#### The task
Copy exactly the lines from the beginning of the data down to and including the line holding "var cleanSandDashed = [[145, 0.38], [149.6, 0.441], [152, 0.5]];", without any pictures.

Entries with chart source code:
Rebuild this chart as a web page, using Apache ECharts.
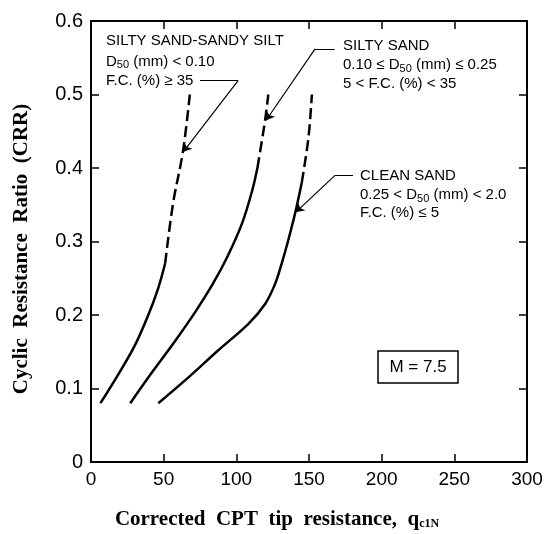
<!DOCTYPE html>
<html>
<head>
<meta charset="utf-8">
<script src="https://cdn.jsdelivr.net/npm/echarts@6/dist/echarts.min.js"></script>
<style>
  html, body { margin: 0; padding: 0; background: #fff; }
  #chart { width: 546px; height: 534px; }
</style>
</head>
<body>
<div id="chart"></div>
<script>
// CRR curves (M = 7.5): [q_c1N, CRR]
var siltySiltSolid = [[6.5, 0.08], [19, 0.12], [30, 0.158], [39, 0.198], [46, 0.235], [51, 0.27]];
var siltySiltDashed = [[51, 0.27], [56.4, 0.351], [63.3, 0.423], [68, 0.5]];

var siltySandSolid = [[27, 0.08], [42, 0.122], [58, 0.165], [72, 0.205], [84, 0.243], [94, 0.28], [104, 0.325], [111, 0.37], [114.5, 0.4]];
var siltySandDashed = [[114.5, 0.4], [117, 0.43], [120, 0.468], [122, 0.5]];

var cleanSandSolid = [[46.3, 0.08], [64.7, 0.111], [87.6, 0.152], [108.3, 0.188], [119.8, 0.215], [126.6, 0.242], [131.2, 0.27], [135.5, 0.3], [140.4, 0.338], [145, 0.38]];
var cleanSandDashed = [[145, 0.38], [149.6, 0.441], [152, 0.5]];

// leader lines from the notes to the curves: text end, corner, arrow tip
var leaderSiltySilt = [[75, 0.519], [101.2, 0.519], [63.5, 0.422]];
var leaderSiltySand = [[167.6, 0.562], [154.2, 0.562], [120.5, 0.465]];
var leaderCleanSand = [[180.3, 0.39], [167.9, 0.39], [141, 0.34]];

var xTicks = [0, 50, 100, 150, 200, 250, 300];
var yTicks = [0, 0.1, 0.2, 0.3, 0.4, 0.5, 0.6];

(function() {
  var myChart = echarts.init(document.getElementById('chart'), null, { renderer: 'canvas' });

  var black = '#000';
  var tickFont = 'Arial, "Liberation Sans", sans-serif';
  var serif = '"Times New Roman", "Liberation Serif", serif';
  var leaders = [leaderSiltySilt, leaderSiltySand, leaderCleanSand];

  function curve(data, dashed) {
    return {
      type: 'line',
      data: data,
      smooth: 0.35,
      showSymbol: false,
      symbol: 'none',
      silent: true,
      lineStyle: { color: black, width: 2.5, type: dashed ? [11, 5] : 'solid' }
    };
  }

  function note(x, y, text, rich) {
    return {
      type: 'text',
      x: x,
      y: y,
      style: {
        text: text,
        fill: black,
        font: '15px Arial, "Liberation Sans", sans-serif',
        verticalAlign: 'middle',
        rich: rich
      }
    };
  }

  var subRich = {
    a: { fontSize: 15, fontFamily: tickFont, color: black },
    s: { fontSize: 11, fontFamily: tickFont, color: black, padding: [7, 0, 0, 0] }
  };

  function frameAxis(extra) {
    return Object.assign({
      type: 'value',
      axisLine: { show: true, onZero: false, lineStyle: { color: black, width: 2 } },
      axisTick: { show: true, inside: true, length: 8, lineStyle: { color: black, width: 1.5 } },
      splitLine: { show: false }
    }, extra);
  }

  var option = {
    animation: false,
    backgroundColor: '#fff',
    grid: { left: 91, right: 19, top: 21, bottom: 72, outerBoundsMode: 'none', containLabel: false },
    xAxis: [
      frameAxis({
        min: xTicks[0], max: xTicks[xTicks.length - 1], interval: 50, position: 'bottom',
        axisLabel: { show: true, color: black, fontSize: 19, fontFamily: tickFont, margin: 8 }
      }),
      frameAxis({
        min: xTicks[0], max: xTicks[xTicks.length - 1], interval: 50, position: 'top',
        axisLabel: { show: false }
      })
    ],
    yAxis: [
      frameAxis({
        min: yTicks[0], max: yTicks[yTicks.length - 1], interval: 0.1, position: 'left',
        axisLabel: {
          show: true, color: black, fontSize: 20, fontFamily: tickFont, margin: 8,
          formatter: function(v) { return v === 0 ? '0' : v.toFixed(1); }
        }
      }),
      frameAxis({
        min: yTicks[0], max: yTicks[yTicks.length - 1], interval: 0.1, position: 'right',
        axisLabel: { show: false }
      })
    ],
    series: [
      curve(siltySiltSolid, false),
      curve(siltySiltDashed, true),
      curve(siltySandSolid, false),
      curve(siltySandDashed, true),
      curve(cleanSandSolid, false),
      curve(cleanSandDashed, true),
      // horizontal part of each leader
      {
        type: 'lines', coordinateSystem: 'cartesian2d', silent: true,
        symbol: ['none', 'none'],
        lineStyle: { color: black, width: 1.2, opacity: 1 },
        data: leaders.map(function(l) { return { coords: [l[0], l[1]] }; })
      },
      // slanted part with arrow head on the curve
      {
        type: 'lines', coordinateSystem: 'cartesian2d', silent: true,
        symbol: ['none', 'arrow'], symbolSize: 8,
        lineStyle: { color: black, width: 1.2, opacity: 1 },
        data: leaders.map(function(l) { return { coords: [l[1], l[2]] }; })
      }
    ],
    graphic: [
      // silty sand - sandy silt note
      note(106, 41, 'SILTY SAND-SANDY SILT'),
      note(106, 61.5, '{a|D}{s|50}{a| (mm) < 0.10}', subRich),
      note(106, 81, 'F.C. (%) ≥ 35'),
      // silty sand note
      note(343, 46, 'SILTY SAND'),
      note(343, 65, '{a|0.10 ≤ D}{s|50}{a| (mm) ≤ 0.25}', subRich),
      note(343, 84, '5 < F.C. (%) < 35'),
      // clean sand note
      note(360, 176, 'CLEAN SAND'),
      note(360, 195, '{a|0.25 < D}{s|50}{a| (mm) < 2.0}', subRich),
      note(360, 213, 'F.C. (%) ≤ 5'),
      // magnitude box
      {
        type: 'rect',
        shape: { x: 378, y: 351, width: 80, height: 32 },
        style: { fill: '#fff', stroke: black, lineWidth: 1.5 }
      },
      {
        type: 'text', x: 418, y: 367,
        style: { text: 'M = 7.5', fill: black, font: '17px Arial, "Liberation Sans", sans-serif', align: 'center', verticalAlign: 'middle' }
      },
      // axis titles
      {
        type: 'text', x: 22, y: 249, rotation: Math.PI / 2,
        style: {
          text: 'Cyclic  Resistance  Ratio  (CRR)',
          fill: black, font: 'bold 21px "Times New Roman", "Liberation Serif", serif',
          align: 'center', verticalAlign: 'middle'
        }
      },
      {
        type: 'text', x: 277, y: 520,
        style: {
          text: '{m|Corrected  CPT  tip  resistance,  q}{s|c1N}',
          align: 'center', verticalAlign: 'middle',
          rich: {
            m: { fontSize: 21, fontWeight: 'bold', fontFamily: serif, color: black },
            s: { fontSize: 12, fontWeight: 'bold', fontFamily: serif, color: black, padding: [8, 0, 0, 0] }
          }
        }
      }
    ]
  };

  myChart.setOption(option);
})();
</script>
</body>
</html>
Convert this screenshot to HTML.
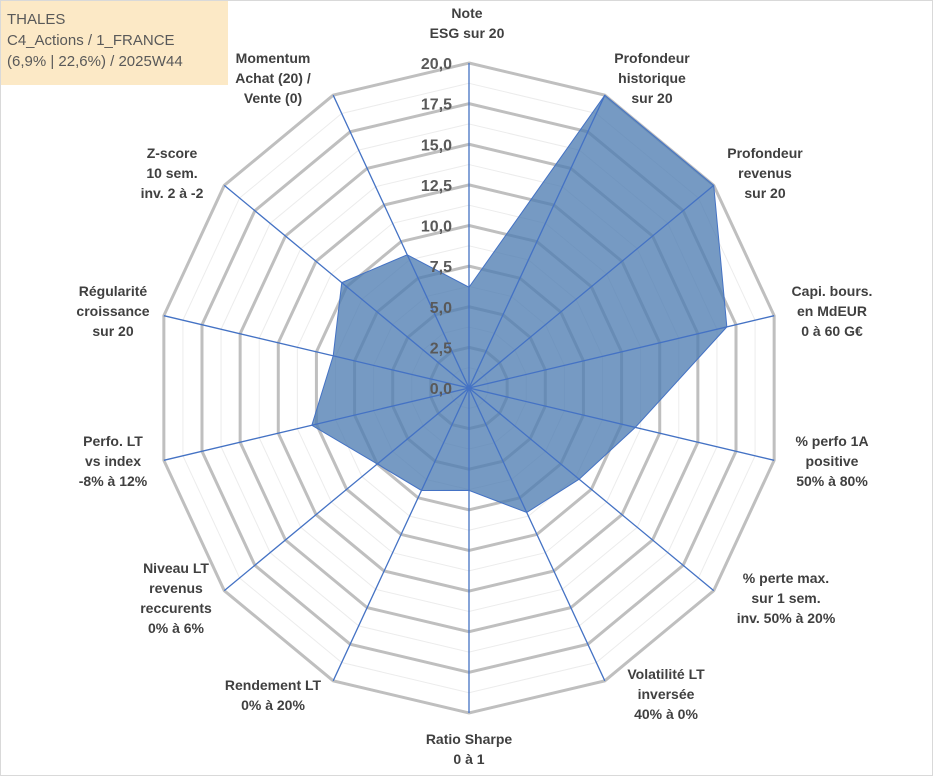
<!DOCTYPE html>
<html><head><meta charset="utf-8"><style>
html,body{margin:0;padding:0;background:#fff}
#wrap{position:relative;width:933px;height:776px;overflow:hidden;font-family:"Liberation Sans",sans-serif}
#frame{position:absolute;left:0;top:0;width:931px;height:774px;border:1px solid #d9d9d9}
#title{position:absolute;left:1px;top:1px;width:227px;height:84px;background:#fce9c6;color:#595959;font-size:15px;line-height:21px;padding:8px 0 0 6px;box-sizing:border-box}
.lbl{position:absolute;transform:translateX(-50%);text-align:center;font-weight:bold;font-size:14px;line-height:20px;color:#404040;white-space:nowrap}
</style></head><body>
<div id="wrap">
<div id="frame"></div>
<svg id="svg" width="933" height="776" style="position:absolute;left:0;top:0"></svg>
<div id="title">THALES<br>C4_Actions / 1_FRANCE<br>(6,9% | 22,6%) / 2025W44</div>
<div id="labels"></div>
</div>
<script>
const categories=["Note|ESG sur 20","Profondeur|historique|sur 20","Profondeur|revenus|sur 20","Capi. bours.|en MdEUR|0 à 60 G€","% perfo 1A|positive|50% à 80%","% perte max.|sur 1 sem.|inv. 50% à 20%","Volatilité LT|inversée|40% à 0%","Ratio Sharpe|0 à 1","Rendement LT|0% à 20%","Niveau LT|revenus|reccurents|0% à 6%","Perfo. LT|vs index|-8% à 12%","Régularité|croissance|sur 20","Z-score|10 sem.|inv. 2 à -2","Momentum|Achat (20) /|Vente (0)"];
const values=[6.2,20,20,16.9,10.9,9,8.5,6.3,7.0,7.5,10.3,8.9,10.4,9.1];
const tickValues=[0,2.5,5,7.5,10,12.5,15,17.5,20];
const tickLabels=["0,0","2,5","5,0","7,5","10,0","12,5","15,0","17,5","20,0"];
const labelPos=[[467,3],[652,48],[765,143],[832,281],[832,431],[786,568],[666,664],[469,729],[273,675],[176,558],[113,431],[113,281],[172,143],[273,48]];
const cx=469,cy=388,rx=313,ry=325,maxV=20;
const svg=document.getElementById('svg');const NS='http://www.w3.org/2000/svg';
const N=categories.length;
function pt(i,v){const a=2*Math.PI*i/N;return [cx+rx*v/maxV*Math.sin(a),cy-ry*v/maxV*Math.cos(a)];}
function mk(t,attrs){const e=document.createElementNS(NS,t);for(const k in attrs)e.setAttribute(k,attrs[k]);svg.appendChild(e);return e;}
// minor rings
for(let k=1;k<=16;k++){const v=k*1.25;const p=[];for(let i=0;i<N;i++)p.push(pt(i,v).join(','));
 const major=k%2===0;
 const e=mk('polygon',{points:p.join(' '),fill:'none',stroke:major?'#bfbfbf':'#ececec','stroke-width':major?3:1});
 
 }
// series
const sp=values.map((v,i)=>pt(i,v).join(',')).join(' ');
const poly=mk('polygon',{points:sp,fill:'#4f7db2','fill-opacity':'0.78',stroke:'#4472c4','stroke-width':1});


// axes
for(let i=0;i<N;i++){const p=pt(i,maxV);const e=mk('line',{x1:cx,y1:cy,x2:p[0],y2:p[1],stroke:'#4472c4','stroke-width':1.3});
 
 }
// ticks
tickValues.forEach((v,j)=>{const t=mk('text',{x:452,y:cy-ry*v/maxV+6,'text-anchor':'end','font-size':16,'font-weight':'bold',fill:'#595959','font-family':'Liberation Sans, sans-serif'});t.textContent=tickLabels[j];
 
 });
// labels
const L=document.getElementById('labels');
categories.forEach((c,i)=>{const d=document.createElement('div');d.className='lbl';d.style.left=labelPos[i][0]+'px';d.style.top=labelPos[i][1]+'px';d.innerHTML=c.split('|').join('<br>');
 
 
 L.appendChild(d);});
</script>
</body></html>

#### Written solution
Rebuild this chart as a web page, using Apache ECharts.
<!DOCTYPE html>
<html>
<head>
<meta charset="utf-8">
<script src="https://cdn.jsdelivr.net/npm/echarts@6/dist/echarts.min.js"></script>
<style>
  html, body { margin: 0; padding: 0; background: #fff; }
  #chart { width: 546px; height: 534px; }
</style>
</head>
<body>
<div id="chart"></div>
<script>
// CRR curves (M = 7.5): [q_c1N, CRR]
var siltySiltSolid = [[6.5, 0.08], [19, 0.12], [30, 0.158], [39, 0.198], [46, 0.235], [51, 0.27]];
var siltySiltDashed = [[51, 0.27], [56.4, 0.351], [63.3, 0.423], [68, 0.5]];

var siltySandSolid = [[27, 0.08], [42, 0.122], [58, 0.165], [72, 0.205], [84, 0.243], [94, 0.28], [104, 0.325], [111, 0.37], [114.5, 0.4]];
var siltySandDashed = [[114.5, 0.4], [117, 0.43], [120, 0.468], [122, 0.5]];

var cleanSandSolid = [[46.3, 0.08], [64.7, 0.111], [87.6, 0.152], [108.3, 0.188], [119.8, 0.215], [126.6, 0.242], [131.2, 0.27], [135.5, 0.3], [140.4, 0.338], [145, 0.38]];
var cleanSandDashed = [[145, 0.38], [149.6, 0.441], [152, 0.5]];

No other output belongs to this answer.